The layering of image in LaRose's paintings is created by layers of polymer on board. Their hard glossy surface is attained with the application of a coat of polymer over each stratum of image. Each web sits encased in its own dimension, covering the surface, allowing the viewer to see into and through it before it can be transcended. Swimming through the shining depths toward blinding light, the viewer becomes part of the painting, drawn in and kept out at the same time. There are seven large works in this exhibition and 18 small pieces (approx. one foot square). All use the same "foliated" formula. An over-all background pattern is laid down: either a geometric/organic blend of landscape seen from a great height, or a spattered faux-granite surface, or merely a wash of muted color. Overlaid, and centrally placed, is an orb of painted white light, occasionally with a soft golden-hued aureole. In the middle ground is suspended either a shower of floating forms - tiny colored spheres, beans, or some other amorphous configuration - or a finely wrought web of filigree, each rendered with careful attention to the distant light source that illuminates them. Finally, LaRose creates a bold linear barrier that presses up against the picture's surface, but is still formally obedient to the glaring light. This takes the form of rough tree limbs, distressed furniture spindles or weathered wroght iron grillwork. It has been left unglazed and thus jumps off the painted surface, challenging the viewer to penetrate its open spaces into the illusionistic beyond.
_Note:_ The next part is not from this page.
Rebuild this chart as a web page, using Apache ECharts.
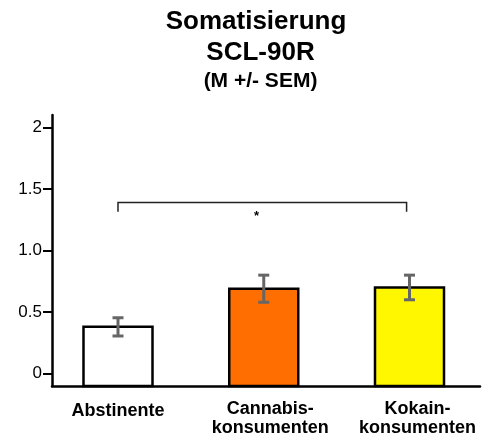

The largest painting in the show, A Map of the Map, exemplifies the formula with a distant landscape background, blinding central void of white light, and two backlit tubular filigree networks - one red, one ochre - that meet and entwine in the middle of the horizontal format. Each layer is encapsulated in glossy polymer, enhancing the effect of real light emanating from the painted spot of white. The unglazed surface pattern can be read as a greatly magnified black web with much open work. But here LaRose departs from his usual furmula, allowing a simple shift of the viewer's vision to convert dimension from convex to concave. The surface reads as the sort of network of depressions that form on parched and baked earth. Either way, it works. This painting (as are the others) is indeed a map - cosmological and geographical, interior and exterior - an exploration of the existence of physical and psychological space.

The 18 smaller paintings are hung as a unit, two rows of nine, and although they are being sold individually, they function as a sketchbook for intimate investigations of the larger formal themes. In The Spirit of Gravity, for example, the forward-most unglazed element is not linear but rather a floating school of rough textured black lumps. LaRose also experiments with color in this smaller format. In two of the paintings the usual white light has been replaced by black, an interesting twist both visually and metaphorically. In Riprap, color is the primary feature. The distant
background is black, speckled with primary colors. The standard format continues with a blinding white spot, in front of which is a layer of primary colored irregular shapes - the specks of distant space have floated forward, their dimensions defined by the light behind them. And the matte surface barrier consists of a mesh of gnarled brown branches.LaRose paints within the well-defined
parameters of the formal exercise that he has set for himself. The path is marked and he has graciously invited the viewer to join him. Whether the journey is external, moving through and away from grids of confinement out into the labyrinthal tissue of the universe, or internal, toward the most basic space within the center of a cell, it is a path of exploration with the same ultimate goal: exfoliation until the totality of light is attained.